Au niveau des revenus, nous estimons que l'État russe a probablement 400 milliards d'euros de moins à dépenser. Il était traditionnellement en excédent budgétaire, au niveau de ses dépenses publiques. Aujourd'hui, il accuse un déficit de 2 à 3%. Certes, l'économie russe connaît une légère croissance. Mais il faut regarder de près pourquoi c'est le cas. C'est parce que l'État russe investit massivement dans son armée. 30% des dépenses publiques russes sont aujourd'hui consacrées à l'armée, soit près de 10% du PIB. Si vous mettez votre économie sur le pied de guerre, vous pouvez bien sûr tout réorienter vers l'armée, mais vous cannibalisez l'économie. Il n'y a pas d'investissement dans la protection sociale, l'éducation, la santé, la recherche. Donc le pronostic pour l'économie russe - et c'est là, le troisième objectif, à savoir de réduire sa capacité industrielle - n'est pas bon
David O’Sullivan, envoyé spécial international pour la mise en oeuvre des sanctions de l'UE, 13 décembre 2023
Un embargo pétrolier progressif, une limitation du prix du baril et une réduction drastique des importations de gaz russe qui libèrent l’UE de sa dépendance énergétique vis-à-vis de la Russie
L'une des principales sanctions a consisté à réduire de 90 % les approvisionnements en pétrole russe de l'UE dès la fin 2022 par rapport à la moyenne mensuelle des trois dernières années, privant ainsi Moscou de revenus importants.

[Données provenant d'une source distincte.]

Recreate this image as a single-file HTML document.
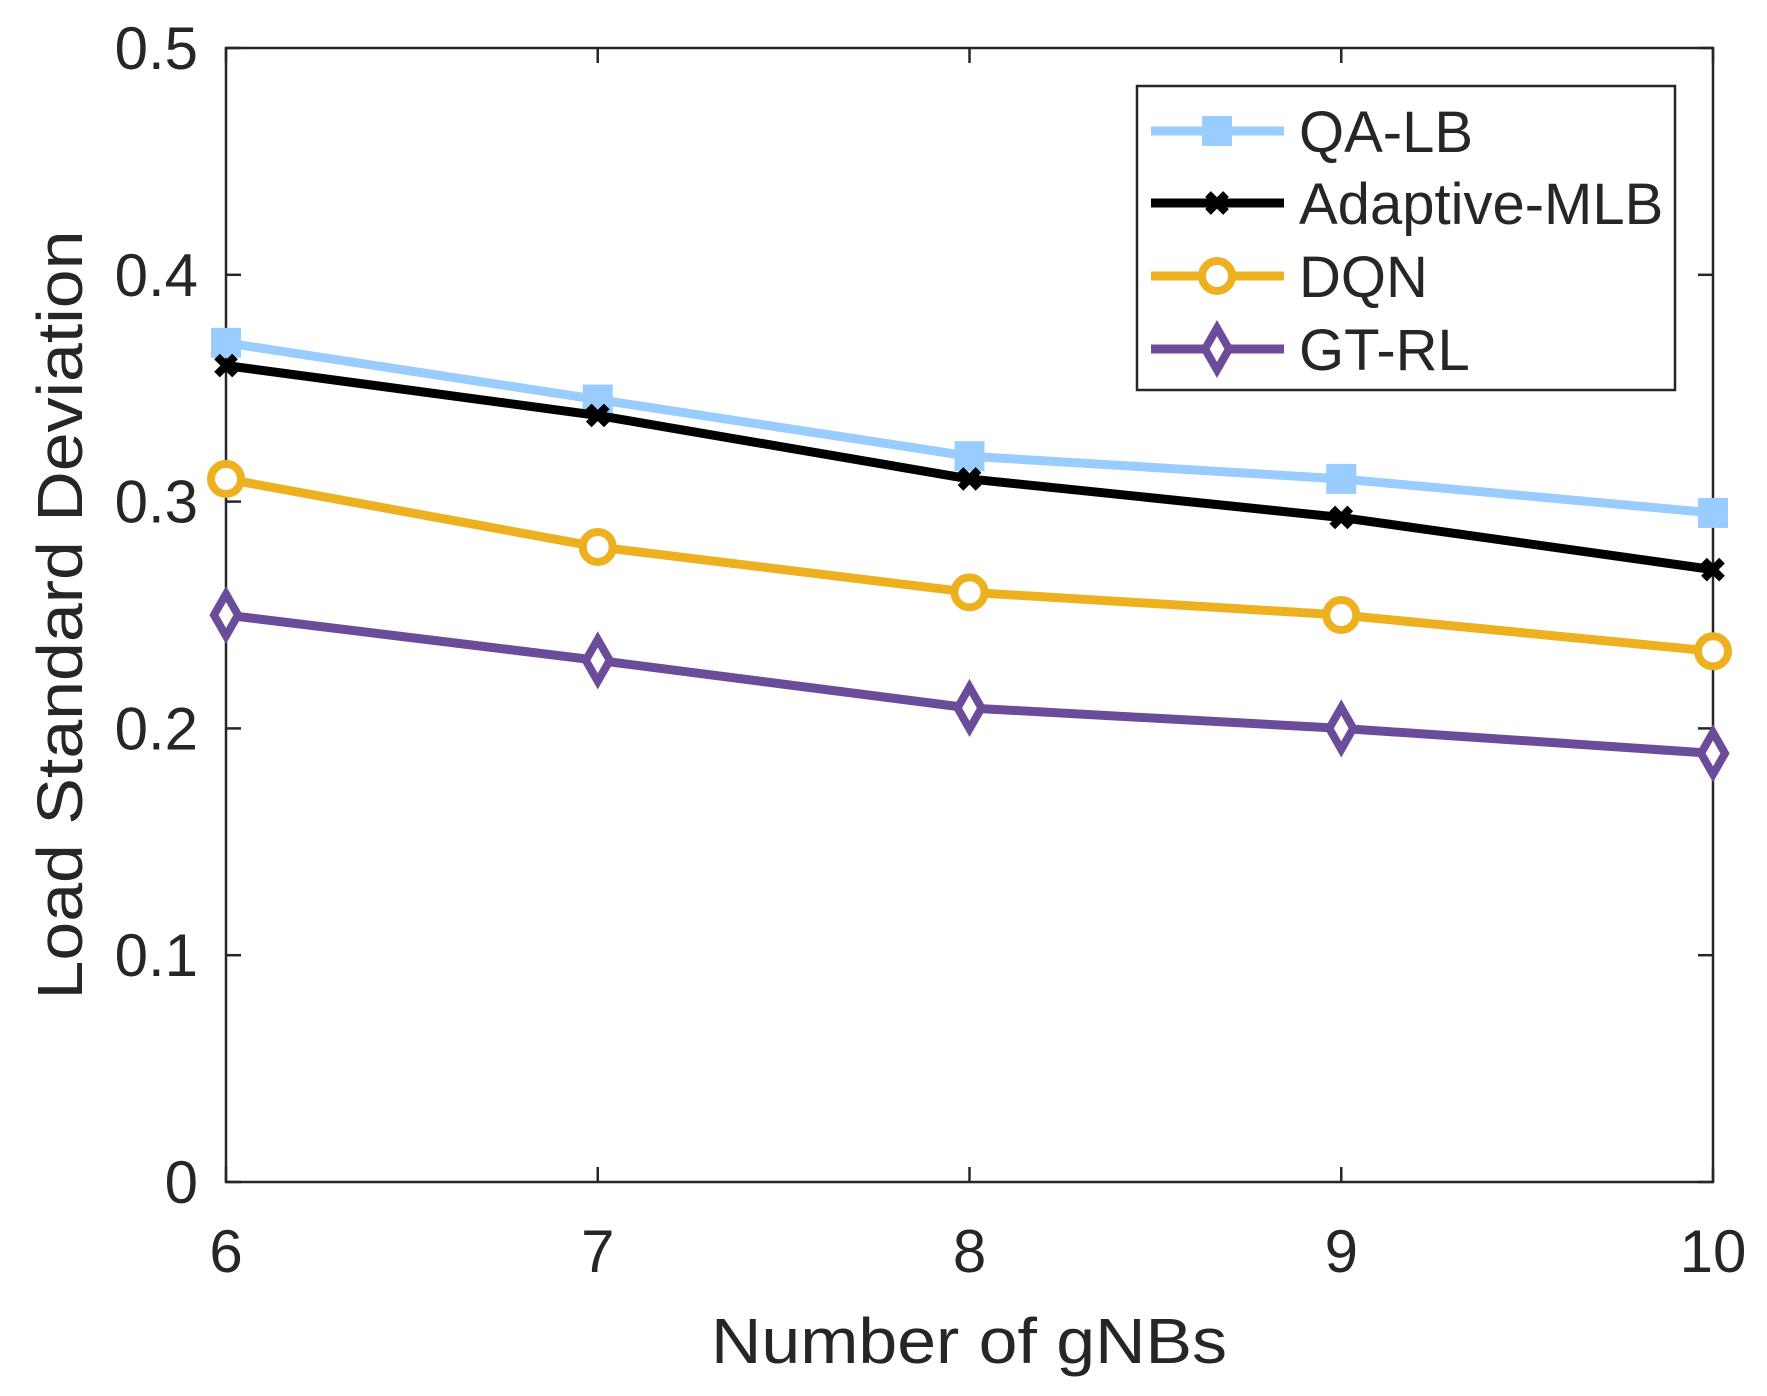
<!DOCTYPE html>
<html><head><meta charset="utf-8"><style>
html,body{margin:0;padding:0;background:#fff;}
svg{display:block;font-family:"Liberation Sans",Arial,sans-serif;}
</style></head><body>
<svg id="chart" width="1767" height="1396" viewBox="0 0 1767 1396">
<rect x="0" y="0" width="1767" height="1396" fill="#fff"/>
<g id="grid"></g>
<g id="series"></g>
<g id="legend"></g>
</svg>
<script>
const categories = [6, 7, 8, 9, 10];
const yTicks = [0, 0.1, 0.2, 0.3, 0.4, 0.5];
const yTickLabels = ["0", "0.1", "0.2", "0.3", "0.4", "0.5"];
const seriesNames = ["QA-LB", "Adaptive-MLB", "DQN", "GT-RL"];
const qaLB = [0.37, 0.345, 0.32, 0.31, 0.295];
const adaptiveMLB = [0.36, 0.338, 0.31, 0.293, 0.27];
const dqn = [0.31, 0.28, 0.26, 0.25, 0.234];
const gtRL = [0.25, 0.23, 0.209, 0.2, 0.189];

const L = 226, R = 1713, T = 48, B = 1182;
const xMin = 6, xMax = 10, yMin = 0, yMax = 0.5;
const xs = v => L + (v - xMin) / (xMax - xMin) * (R - L);
const ys = v => B - (v - yMin) / (yMax - yMin) * (B - T);
const NS = "http://www.w3.org/2000/svg";
function mk(tag, attrs, parent) {
  const e = document.createElementNS(NS, tag);
  for (const k in attrs) e.setAttribute(k, attrs[k]);
  parent.appendChild(e);
  return e;
}
const grid = document.getElementById('grid');
const seriesG = document.getElementById('series');
const legendG = document.getElementById('legend');
const axisColor = "#262626";

const box = mk('rect', {x: L, y: T, width: R - L, height: B - T, fill: 'none', stroke: axisColor, 'stroke-width': 2.5}, grid);



categories.forEach((c, i) => {
  const x = xs(c);
  const t1 = mk('line', {x1: x, x2: x, y1: B, y2: B - 15, stroke: axisColor, 'stroke-width': 2.5}, grid);
  
  
  const t2 = mk('line', {x1: x, x2: x, y1: T, y2: T + 15, stroke: axisColor, 'stroke-width': 2.5}, grid);
  
  
  const lb = mk('text', {x: x, y: 1272, 'text-anchor': 'middle', 'font-size': 60, fill: axisColor}, grid);
  lb.textContent = String(c);
  
  
});
yTicks.forEach((v, i) => {
  const y = ys(v);
  const t1 = mk('line', {x1: L, x2: L + 15, y1: y, y2: y, stroke: axisColor, 'stroke-width': 2.5}, grid);
  
  
  const t2 = mk('line', {x1: R, x2: R - 15, y1: y, y2: y, stroke: axisColor, 'stroke-width': 2.5}, grid);
  
  
  const lb = mk('text', {x: L - 28, y: y + 21, 'text-anchor': 'end', 'font-size': 60, fill: axisColor}, grid);
  lb.textContent = yTickLabels[i];
  
  
});
const xt = mk('text', {x: 969, y: 1363, 'text-anchor': 'middle', 'font-size': 64, fill: axisColor, textLength: 516, lengthAdjust: 'spacingAndGlyphs'}, grid);
xt.textContent = "Number of gNBs";


const yt = mk('text', {x: 0, y: 0, 'text-anchor': 'middle', 'font-size': 64, fill: axisColor, textLength: 769, lengthAdjust: 'spacingAndGlyphs', transform: 'translate(82,615) rotate(-90)'}, grid);
yt.textContent = "Load Standard Deviation";



const colors = ["#99CCFF", "#000000", "#EDB120", "#6B4C9A"];
const markers = ["square", "x", "circle", "diamond"];
const data = [qaLB, adaptiveMLB, dqn, gtRL];

function marker(type, x, y, color, parent) {
  let e;
  if (type === 'square') {
    e = mk('rect', {x: x - 14, y: y - 14, width: 28, height: 28, fill: color, stroke: color, 'stroke-width': 2}, parent);
  } else if (type === 'x') {
    e = mk('path', {d: `M${x-9},${y-9}L${x+9},${y+9}M${x-9},${y+9}L${x+9},${y-9}`, stroke: color, 'stroke-width': 8, fill: 'none'}, parent);
  } else if (type === 'circle') {
    e = mk('circle', {cx: x, cy: y, r: 15, fill: '#fff', stroke: color, 'stroke-width': 8}, parent);
  } else {
    e = mk('path', {d: `M${x},${y-21}L${x+12},${y}L${x},${y+21}L${x-12},${y}Z`, fill: '#fff', stroke: color, 'stroke-width': 8}, parent);
  }
  return e;
}

data.forEach((vals, si) => {
  const g = mk('g', {}, seriesG);
  
  
  const pts = vals.map((v, i) => xs(categories[i]) + ',' + ys(v)).join(' ');
  const pl = mk('polyline', {points: pts, fill: 'none', stroke: colors[si], 'stroke-width': 9, 'stroke-linejoin': 'round'}, g);
  
  
  vals.forEach((v, i) => {
    const m = marker(markers[si], xs(categories[i]), ys(v), colors[si], g);
    
    
  });
});

const lbox = mk('rect', {x: 1137, y: 86, width: 538, height: 304, fill: '#fff', stroke: axisColor, 'stroke-width': 2.5}, legendG);


const rowY = [131, 203, 276, 349];
seriesNames.forEach((n, si) => {
  const g = mk('g', {}, legendG);
  
  
  const y = rowY[si];
  mk('line', {x1: 1151, x2: 1284, y1: y, y2: y, stroke: colors[si], 'stroke-width': 9}, g);
  marker(markers[si], 1217, y, colors[si], g);
  const t = mk('text', {x: 1299, y: y + 21, 'font-size': 58, fill: axisColor}, g);
  t.textContent = n;
});
</script>
</body></html>
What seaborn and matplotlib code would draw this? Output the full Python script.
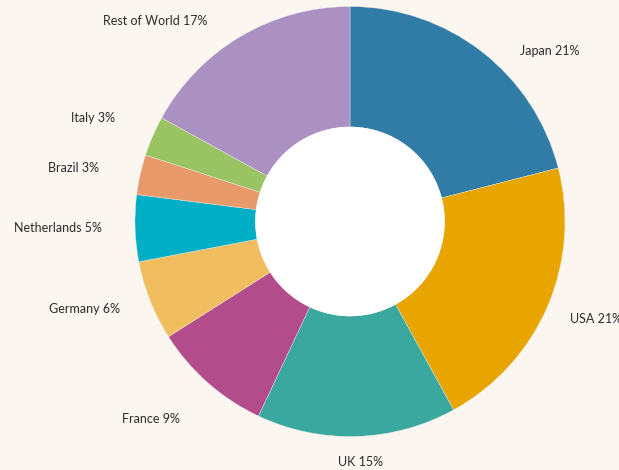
import matplotlib
matplotlib.use("Agg")
import matplotlib.pyplot as plt
import seaborn as sns

# Share of total, clockwise from 12 o'clock
countries = ["Japan", "USA", "UK", "France", "Germany", "Netherlands",
             "Brazil", "Italy", "Rest of World"]
shares = [21, 21, 15, 9, 6, 5, 3, 3, 17]
colors = ["#317ca6", "#e8a500", "#3aa89f", "#b24c8b", "#f0be5e",
          "#00aec5", "#e99a6a", "#9ac463", "#ab91c1"]

BG = "#fbf6f0"

sns.set_theme(style="white")
plt.rcParams["font.family"] = ["Lato", "DejaVu Sans"]

W, H = 619, 470
fig = plt.figure(figsize=(W / 100, H / 100), dpi=100, facecolor=BG)
ax = fig.add_axes([0, 0, 1, 1])
ax.set_facecolor(BG)

palette = sns.color_palette(colors)
wedges, _ = ax.pie(
    shares,
    colors=palette,
    startangle=90,
    counterclock=False,
    radius=1.0,
    wedgeprops=dict(width=0.56, edgecolor="#f4f4f4", linewidth=0.25),
)
ax.add_patch(plt.Circle((0, 0), 0.44, facecolor="white", edgecolor="none", zorder=3))

# Label anchor points (data units, pie radius = 1)
label_xy = [
    (0.930, 0.795),
    (1.145, -0.453),
    (0.049, -1.117),
    (-0.926, -0.919),
    (-1.233, -0.407),
    (-1.360, -0.030),
    (-1.286, 0.249),
    (-1.195, 0.481),
    (-0.907, 0.932),
]
for name, val, (x, y) in zip(countries, shares, label_xy):
    ax.text(x, y, f"{name} {val}%", ha="center", va="center",
            fontsize=9, color="#2b2b2b")

# Scale: 215 px per unit, centre at pixel (350, 221.5)
scale = 215.0
cx, cy = 350.0, 221.5
ax.set_xlim(-cx / scale, (W - cx) / scale)
ax.set_ylim(-(H - cy) / scale, cy / scale)
ax.set_aspect("auto")
ax.axis("off")

fig.savefig("out.png", dpi=100, facecolor=BG)
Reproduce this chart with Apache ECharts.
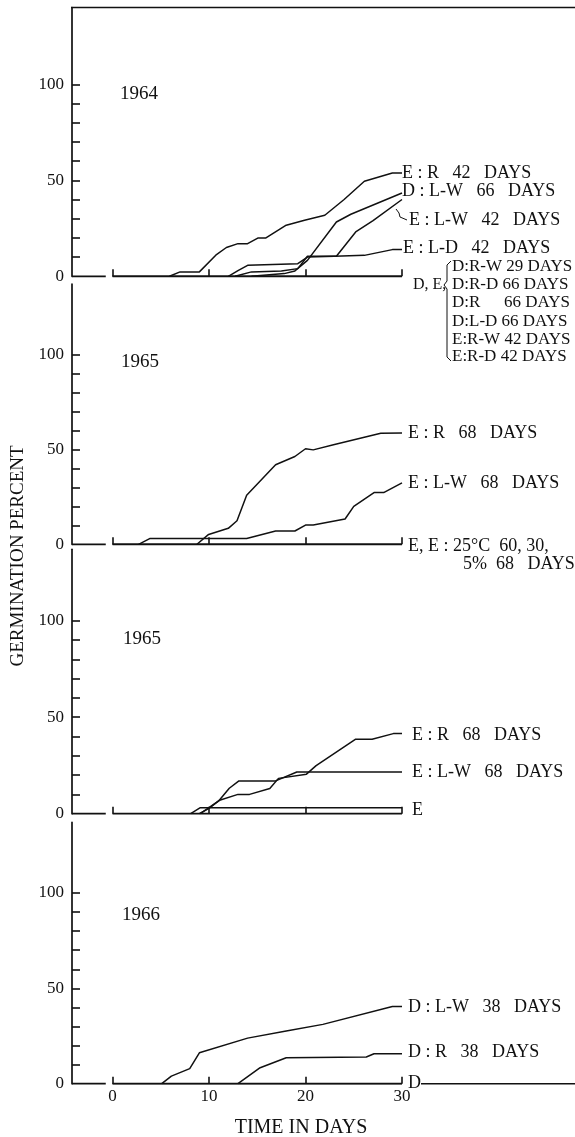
<!DOCTYPE html>
<html>
<head>
<meta charset="utf-8">
<script src="https://cdn.jsdelivr.net/npm/echarts@6/dist/echarts.min.js"></script>
<style>
html,body{margin:0;padding:0;background:#fff;}
#chart{width:575px;height:1137px;}
</style>
</head>
<body>
<div id="chart"></div>
<script>
// ---- data ----
const xTickValues = [0, 10, 20, 30];
const xLabelValues = [0, 10, 20, 30];
const yTickValues = [10, 20, 30, 40, 50, 60, 70, 80, 90, 100];
const yLabelValues = [0, 50, 100];
const baselineLeft = [[-4.2, 0], [-0.7, 0]];
const baselineMain = [[0, 0], [30, 0]];

// 1964
const p1_ER_42 = [[5.9,0],[7,2.3],[9,2.3],[10.7,11],[11.8,15],[13,17],[14,17],[15.1,20],[15.9,20],[18,26.6],[19.9,29.2],[22,31.8],[24,40],[26.1,49.5],[29,53.8],[30,53.8]];
const p1_DLW_66 = [[14.4,0],[17.8,1.4],[18.9,2.8],[20.2,8.3],[23.2,28.3],[24.7,32.3],[30,43.4]];
const p1_ELW_42 = [[12.7,0],[14.4,2.3],[17.5,2.8],[19.2,4],[20.2,10.4],[23.2,10.4],[25.2,23.1],[27,29],[30,40]];
const p1_ELD_42 = [[12,0],[13,3],[14,5.7],[19.2,6.6],[20.2,10],[23,10.5],[26.1,10.9],[29,13.9],[30,13.9]];
const p1_DE_zero = [[0,0],[30,0]];

// 1965 (a)
const p2_ER_68 = [[8.75,0],[9.96,5.2],[12,8.4],[12.9,12.4],[13.9,25.8],[16.9,41.9],[18.9,46.2],[20,50.3],[20.8,49.7],[22.9,52.4],[27.8,58.5],[30,58.6]];
const p2_ELW_68 = [[2.7,0],[3.9,3.1],[13.9,3.1],[16.9,7],[18.9,7],[20,10.1],[20.8,10.1],[24.1,13.3],[25,20],[27.1,27.2],[28.1,27.2],[30,32.3]];
const p2_EE_zero = [[0,0],[30,0]];

// 1965 (b)
const p3_ER_68 = [[9,0],[10,2.8],[11.1,7],[13,10],[14.2,10],[16.3,13.1],[17.2,18.3],[20.1,20.5],[21.1,24.9],[25.2,38.6],[26.9,38.6],[29.1,41.5],[30,41.5]];
const p3_ELW_68 = [[9.1,0],[11,6.6],[12.1,13.2],[13.1,17],[16.9,17],[19.1,21.6],[30,21.6]];
const p3_E = [[8.1,0],[9.1,3.1],[30,3.1]];

// 1966
const p4_DLW_38 = [[5.1,0],[6.1,4],[8,7.9],[9,16.2],[14,23.9],[18,27.6],[21.8,31.1],[29,40.5],[30,40.5]];
const p4_DR_38 = [[13,0],[15.3,8.4],[18,13.6],[26.3,14],[27.1,15.7],[30,15.7]];
const p4_D_zero = [[0,0],[30,0]];

const panelSeries = [
  [p1_ER_42, p1_DLW_66, p1_ELW_42, p1_ELD_42, p1_DE_zero],
  [p2_ER_68, p2_ELW_68, p2_EE_zero],
  [p3_ER_68, p3_ELW_68, p3_E],
  [p4_DLW_38, p4_DR_38, p4_D_zero]
];
const yMaxes = [140, 137, 137, 137];

// ---- layout ----
const grids = [
  {left: 72, width: 330, top: 7.5, height: 268.8},
  {left: 72, width: 330, top: 284, height: 260.3},
  {left: 72, width: 330, top: 549.3, height: 264.4},
  {left: 72, width: 330, top: 822.4, height: 261.3}
];
const INK = '#111111';
const SERIF = '"Liberation Serif", "Times New Roman", serif';

const xAxes = grids.map((g, i) => ({
  type: 'value', gridIndex: i, min: -4.2, max: 30,
  axisLine: {show: false},
  axisTick: {show: true, inside: true, length: 7, customValues: xTickValues, lineStyle: {color: INK, width: 1.6}},
  axisLabel: {show: i === 3, customValues: xLabelValues, margin: 4, fontSize: 17, fontFamily: SERIF, color: INK},
  splitLine: {show: false}
}));
const yAxes = grids.map((g, i) => ({
  type: 'value', gridIndex: i, min: 0, max: yMaxes[i],
  axisLine: {show: true, onZero: false, lineStyle: {color: INK, width: 1.7}},
  axisTick: {show: true, inside: true, length: 8, customValues: yTickValues, lineStyle: {color: INK, width: 1.6}},
  axisLabel: {show: true, customValues: yLabelValues, margin: 8, fontSize: 17, fontFamily: SERIF, color: INK},
  splitLine: {show: false}
}));

const series = [];
grids.forEach((g, i) => {
  [baselineLeft, baselineMain].forEach(d => series.push({
    type: 'line', xAxisIndex: i, yAxisIndex: i, data: d, showSymbol: false, silent: true,
    lineStyle: {color: INK, width: 1.7}, clip: false
  }));
  panelSeries[i].forEach(d => series.push({
    type: 'line', xAxisIndex: i, yAxisIndex: i, data: d, showSymbol: false, silent: true,
    lineStyle: {color: INK, width: 1.5}
  }));
});

function txt(x, y, text, size, align) {
  return {type: 'text', x: x, y: y, silent: true,
    style: {text: text, font: size + 'px ' + SERIF, fill: INK,
      align: align || 'left', verticalAlign: 'middle',
      textAlign: align || 'left', textVerticalAlign: 'middle'}};
}
function line(pts, w) {
  return {type: 'polyline', silent: true, shape: {points: pts},
    style: {stroke: INK, lineWidth: w || 1.3, fill: null}};
}

const graphics = [
  line([[71, 7.5], [575, 7.5]], 1.5),
  // year labels
  txt(120, 94, '1964', 19), txt(121, 362, '1965', 19), txt(123, 639, '1965', 19), txt(122, 915, '1966', 19),
  // panel 1 labels
  txt(402, 173, 'E : R   42   DAYS', 18),
  txt(402, 191, 'D : L-W   66   DAYS', 18),
  line([[396, 209], [399, 213], [400, 217], [407, 220]], 1),
  txt(409, 220, 'E : L-W   42   DAYS', 18),
  txt(403, 248, 'E : L-D   42   DAYS', 18),
  txt(413, 285, 'D, E,', 16),
  line([[451, 261], [447, 265], [447, 281], [444, 285], [447, 289], [447, 357], [451, 361]], 1),
  txt(452, 267, 'D:R-W 29 DAYS', 17),
  txt(452, 285, 'D:R-D 66 DAYS', 17),
  txt(452, 303, 'D:R', 17), txt(570, 303, '66 DAYS', 17, 'right'),
  txt(452, 322, 'D:L-D 66 DAYS', 17),
  txt(452, 340, 'E:R-W 42 DAYS', 17),
  txt(452, 357, 'E:R-D 42 DAYS', 17),
  // panel 2 labels
  txt(408, 433, 'E : R   68   DAYS', 18),
  txt(408, 483, 'E : L-W   68   DAYS', 18),
  txt(408, 546, 'E, E : 25°C  60, 30,', 18),
  txt(463, 564, '5%  68   DAYS', 18),
  // panel 3 labels
  txt(412, 735, 'E : R   68   DAYS', 18),
  txt(412, 772, 'E : L-W   68   DAYS', 18),
  txt(412, 810, 'E', 18),
  // panel 4 labels
  txt(408, 1007, 'D : L-W   38   DAYS', 18),
  txt(408, 1052, 'D : R   38   DAYS', 18),
  txt(408, 1083, 'D', 18),
  line([[421, 1083.7], [575, 1083.7]], 1.5),
  // axis titles
  txt(301, 1128, 'TIME IN DAYS', 20, 'center'),
  {type: 'text', x: 18, y: 556, rotation: Math.PI / 2, silent: true,
    style: {text: 'GERMINATION PERCENT', font: '19px ' + SERIF, fill: INK,
      align: 'center', verticalAlign: 'middle', textAlign: 'center', textVerticalAlign: 'middle'}}
];

const chart = echarts.init(document.getElementById('chart'), null, {renderer: 'canvas'});
chart.setOption({
  animation: false,
  backgroundColor: '#ffffff',
  grid: grids,
  xAxis: xAxes,
  yAxis: yAxes,
  series: series,
  graphic: graphics
});
</script>
</body>
</html>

Certes, la Russie, deuxième producteur mondial de pétrole, est en mesure de vendre son pétrole sur d'autres marchés, à des pays tiers, ce qui lui permet de continuer à financer cette guerre. Mais cet avantage est limité par le fait que depuis décembre 2022, l’UE et ses partenaires du G7 ont décidé un plafonnement du prix du baril de pétrole brut russe à 60 dollars. Cette décision réduit considérablement les recettes que la Russie tire du pétrole. Ce plafonnement contribue également à stabiliser les prix mondiaux de l'énergie tout en limitant les conséquences négatives sur l'approvisionnement énergétique des pays tiers. Ce plafond vient s'ajouter à l'embargo de l'UE sur les importations de pétrole brut et de produits pétroliers russes par voie maritime, ainsi qu'aux interdictions imposées par le G7.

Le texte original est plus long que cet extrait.